I cannot imagine a theory under which the federal government would say, "that's okay. You guys figure out a solution that suits you." We certainly would not say that the very people who are engaging in discrimination--whether it is conscious or subconscious bias--are the ones best suited to devise a solution. Yet, that is exactly what the Bloomberg editorial says: "Student discipline should be handled at the local level -- and as much as possible, left to the discretion of individual principals and teachers."With that said, I am sympathetic to another point the editorial raises. It points to studies that find bans or serious limits on suspensions and expulsions have had negative effects on well-behaving students. Yet the conclusions it draws from this research are all wrong.
In writing and discussing Ending Zero Tolerance: The Crisis of Absolute School Discipline, I have always been clear that while we must end punitive discipline policies that quickly suspend and expel students, if that is all we do, we are wasting our time. The proposed reform has never been to simply end school exclusion. The obvious result would be to make schools more chaotic.
But the proposed reform is to rework school discipline entirely--to replace school exclusion with positive behavioral support and restorative justice programs. Those programs improve student behavior so that there is less misbehavior for which to suspend students. The problem is not that the federal guidance is attempting to curb suspension and expulsions. The problem is that schools are not devoting the necessary resources to the positive behavioral supports and restorative justice programs that the guidance also recommends.
The claim that reform hurts the "good" kids also ignores the cost of doing nothing. Doing nothing--and thus retaining zero tolerance-- also hurts the good kids. We just don't talk about it enough because it is not as intuitive. Yet, a growing body of research makes the negative effects of harsh discipline on innocent bystanders clear.

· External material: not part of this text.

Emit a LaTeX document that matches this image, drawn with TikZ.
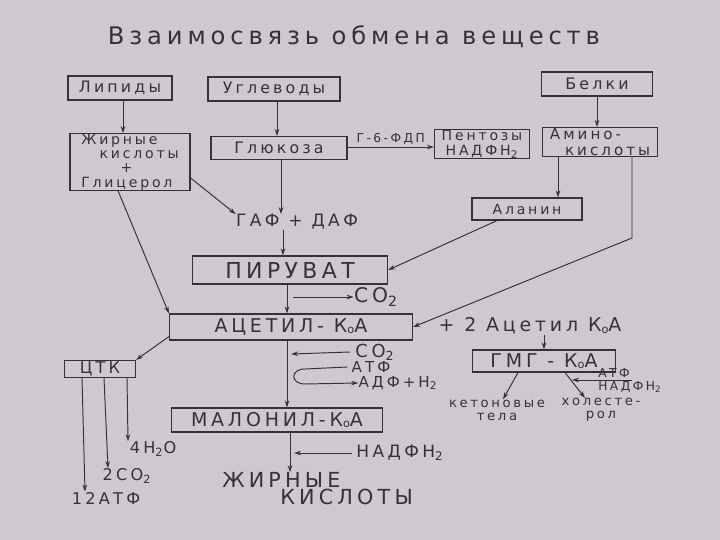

Summarizing and citing that research, I write in Reforming School Discipline,
Current research goes far beyond the simplistic notion that if misbehaving students are disrupting their classmates, their classmates learn less. If that were all the data revealed, schools might reasonably exclude the misbehaving student in the interest of preserving the educational environment for others. Nuanced studies indicate that a school’s approach to discipline and frequency of suspensions heavily influence student achievement. Even after controlling for race, poverty, and school type, suspension rates predict more than one-third of a school’s overall academic achievement. With all other things being equal, academic achievement is lower in schools with higher suspension rates. As one study put it, “serving a high percentage of poor minority children does not mean that a school will necessarily have a high suspension rate,” but having a high suspension rate does seem to mean that academic achievement, as measured by test scores, will decline.
These findings would appear to fly in the face of conventional wisdom that believes excluding misbehaving students ensures orderly learning environments for everyone else. The explanation lies in the fact that while schools must address and prevent misbehavior, how schools respond matters immensely. First, schools’ response to student misbehavior—not just the misbehavior itself—affects the learning environment. Suspending students on a regular basis negatively affects the general student body’s perception of school authority and the school’s climate.

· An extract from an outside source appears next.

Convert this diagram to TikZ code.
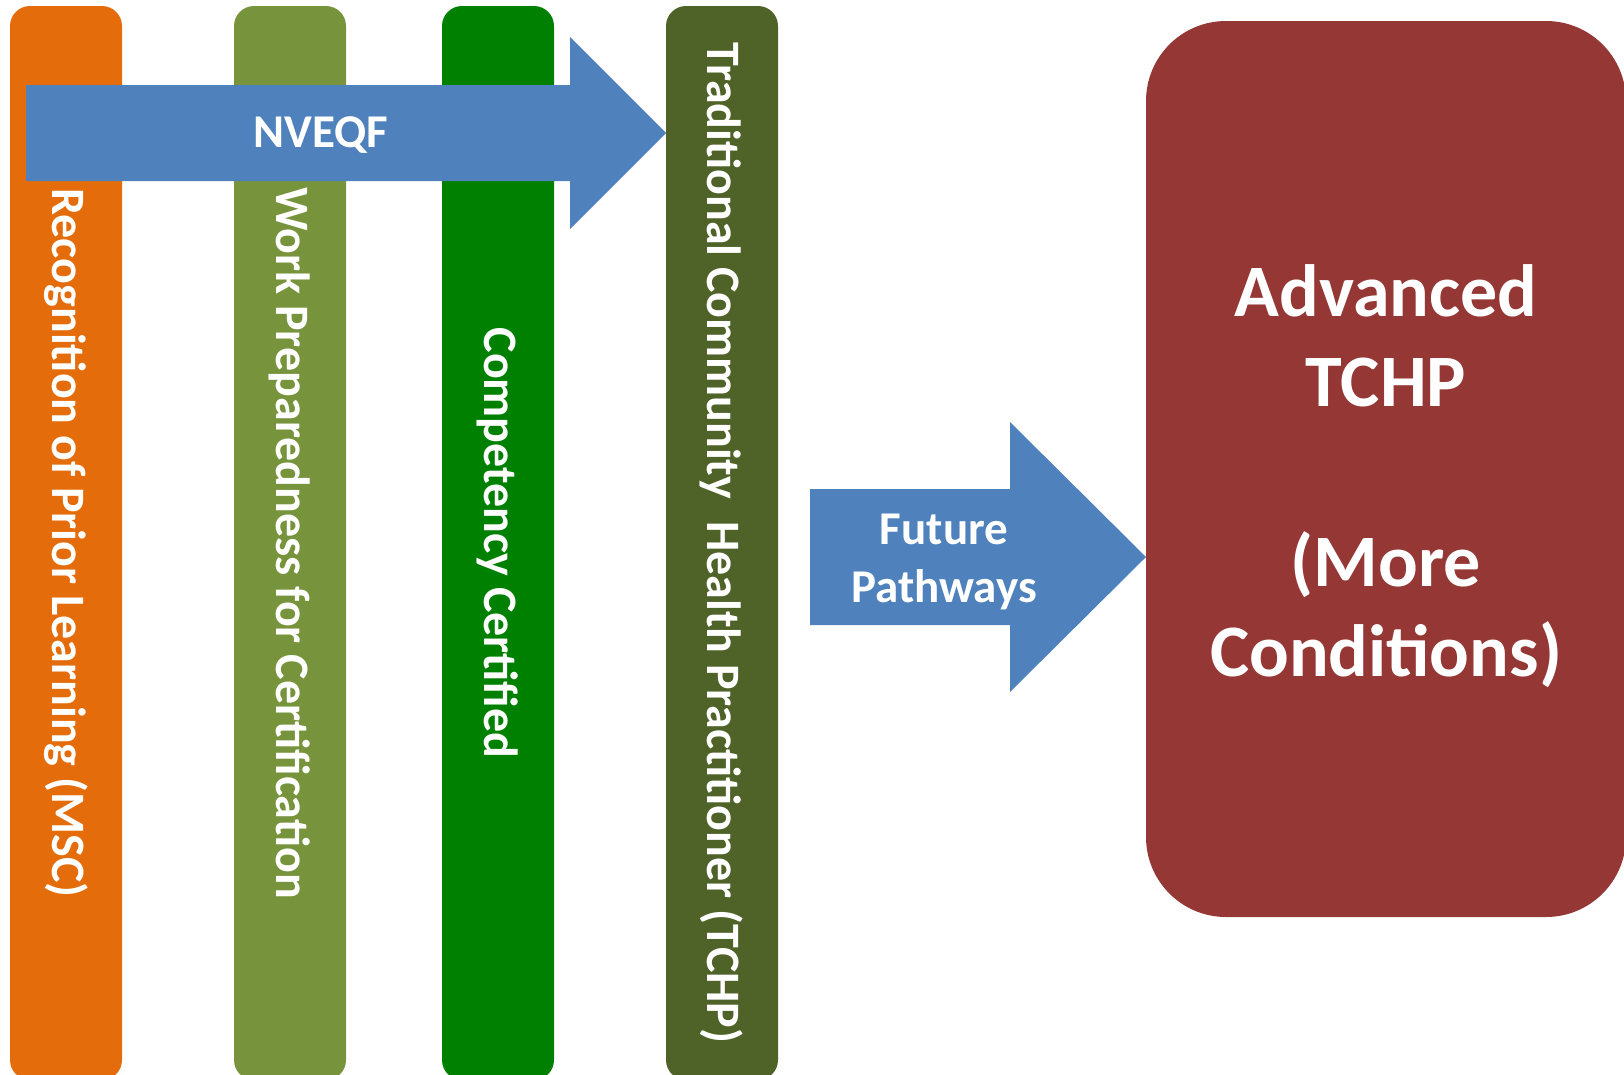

Second, as discipline becomes overly strict or harsh, the general student body—including well-behaved students—begins to perceive school authorities as arbitrary and unfair. At that point, students may have any number of negative reactions, including resentment, opposition, fear, or disillusionment. Some students who previously had no behavioral problems begin to act out, and misbehavior among “bad” students becomes all the more frequent. Schools that persist in the idea that the problems with the school climate stem solely from misbehaving students, rather than the school’s discipline policies, can spiral into complete dysfunction. In short, schools cannot simply suspend their way out of discipline problems.
Third, negative climates seemingly combine with escalating student misbehavior to drive down the academic achievement of “innocent bystanders.” New studies focus on how innocent bystanders suffer the “collateral consequences” of harsh discipline policies. Tracking student suspensions and math achievement across years, researchers find that high levels of exclusionary discipline negatively affect the academic achievement of nonsuspended students. The effect is strongest in schools with low levels of violence and high levels of exclusionary discipline.
Finally, environmental climates and student achievement also have reciprocal effects on students’ access to the most vital educational resource: quality teachers. Teachers in negative environments are more likely to be absent from school, transfer schools, or quit teaching altogether. The result is a further lowering of instructional and teacher quality in these schools. The lowering of the quality of teaching further depresses a school’s academic achievement, which makes it more difficult to attract quality teachers. In short, once climate, discipline, achievement, and teacher quality begin to interact negatively, a vicious cycle can form, from which it is hard to escape.
In that article, I also make the stern warning that we cannot pit "good" students against "bad" students. As long as that is the frame of the debate, good students will always win. More important, that framing entirely misunderstands school discipline. It is not an "us versus them" issue.
School discipline is about school quality. Though we always discuss quality and discipline as distinct issues, they are inseparable in the real world. The key to improving school quality is improving school discipline and vice versa. Again, I explain:
Empirical evidence indicates that schools cannot consistently deliver equal and adequate education opportunities without also ensuring effective discipline policy. Dysfunctional disciplinary environments deprive all students, including well-behaved students, of access to equal and adequate educational opportunities. . . .
[Because] punitive discipline undermines educational quality in general, . . . punitive discipline [is] the enemy of quality educational opportunities and, thus, the interests of all students. With that framing, non-punitive approaches to discipline that emphasize positive reinforcement for appropriate behavior and early individualized interventions for students showing signs of misbehavior become a strategy to improve overall educational outcomes.